Rather than being a disruptive economic force for supermarkets, Instacart boosts retail grocery jobs, revenue and demand, according to a new study sponsored by the online delivery giant.
The research, conducted by Robert Kulick of NERA Economic Consulting and released yesterday, examined the impact of Instacart in California, Illinois, New York and Washington. It found that, in 2019, Instacart lifted incremental grocery revenue by more $620 million in those states and created over 23,000 jobs, with the San Francisco-based company’s entry into a market resulting in an average increase of 4% in local job growth.
Instacart also stokes demand by creating an e-commerce footprint for brick-and-mortar grocers, said the report, titled “The Economic Impact of Instacart on the Retail Grocery Industry: Evidence from Four States.”
Kulick’s study terms the e-grocery firm’s market impact as “The Instacart Effect.”
"Instacart is changing the way customers engage with grocery stores by creating a complementary online service that would be prohibitively expensive for traditional retailers to offer on their own. The result is increased grocery demand, which translates into higher grocery store employment and revenue,” he explained. “These findings demonstrate that Instacart has played an important role in helping the grocery industry compete in a challenging economic environment.”
Of the states examined, Instacart’s market entry created more than 11,500 additional jobs and $337 million in incremental revenue in California; over 6,600 jobs and $154 million in incremental revenue in New York; more than 3,400 jobs and $75 million in incremental revenue in Illinois; and over 1,900 jobs and $56 million in incremental revenue in Washington.

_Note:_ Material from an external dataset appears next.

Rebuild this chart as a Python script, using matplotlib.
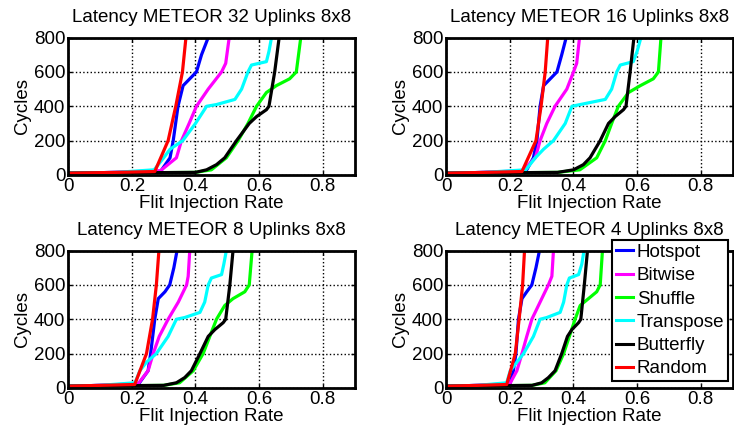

The jobs created are direct employees of grocery stores and include positions such as cashiers, stocking associates and deli counter clerks, among others, according to the report, which added that these are net retail grocery jobs that wouldn’t have existed without Instacart’s market entry and expansion.
"It is often assumed that disruptive innovations necessarily displace traditional modes of commerce and employment,” Kulick stated. “However, with Instacart the opposite is true. While Instacart is changing the way customers interact with grocery stores, it is an example of how innovation can benefit industries and their workers."
He noted the research, which employed “rigorous statistical methods,” demonstrates that Instacart’s market impact is causal — not a false positive arising from factors in the broader retail industry — and national in scope.
"Investing in an online retail experience is critical to the success of grocers competing for consumer attention today. The technology and fulfillment needs are complex, and the cost is prohibitive for many. But, with Instacart's support, more than 75 California retailers across 3,500 stores are now online, offering delivery and pickup services that meet the growing needs of their customers," Ron Fong, president and CEO of the California Grocers Association, said in a statement. "What Instacart is bringing to the state of California and the rest of the U.S. is a growth runway for brick-and-mortar grocers that deserve the opportunity to continue to serve their local communities for many generations to come."
Instacart President Nilam Ganenthiran: “Since day one, our goal at Instacart has been to lift up our brick-and-mortar grocery partners." (Photo courtesy of Instacart)
Though nearly a $1 trillion industry today in the U.S., grocery is “only now going through its first big wave of tech innovation,” according to Instacart President Nilam Ganenthiran.
“Change in a business sector often comes at the detriment of incumbents, and we've seen this play out again and again across industries. But it doesn't have to be that way,” Ganenthiran commented. “Since day one, our goal at Instacart has been to lift up our brick-and-mortar grocery partners and give retailers of all sizes an edge in an increasingly competitive industry. While we've long seen in our own internal data that Instacart can incrementally boost retail partner sales between 50% to 80%, this study shows that when Instacart enters a market the tides turn and 'The Instacart Effect' drives meaningful job creation and increased revenue for the grocery industry.”
Currently, Instacart partners with over 350 national, regional and local to provide grocery delivery from 25,000-plus stores across more than 5,500 cities in the U.S. and Canada. The company said its delivery service is now available to more than 85% of households in the U.S. and over 70% of households in Canada.
The new study comes as Instacart continues to address lingering retailer concerns that the fast-growing company could one day become a competitor to supermarkets. In interviews with Supermarket News, for example, Ganenthiran has emphasized that Instacart sees itself as a partner of grocery retailers, not a rival, and has developed its business that way.
Instacart, too, has worked to address questions about its business practices, especially on the labor front. A year ago, for instance, Instacart instituted a new earnings model for its personal shoppers after coming under fire for allegedly shortchanging their compensation. Shortly thereafter, the company launched a new service that enables personal shoppers to get paid faster.
And earlier this month, Instacart part-time shoppers at a Mariano’s store in Skokie, Ill., voted to unionize with United Food and Commercial Workers. The workers marked the first Instacart employees to win a certified union election in the United States, according to UFCW Local 1546. The union local’s president credited Instacart with committing to honor the employees’ vote and bargain in good faith to reach a contract.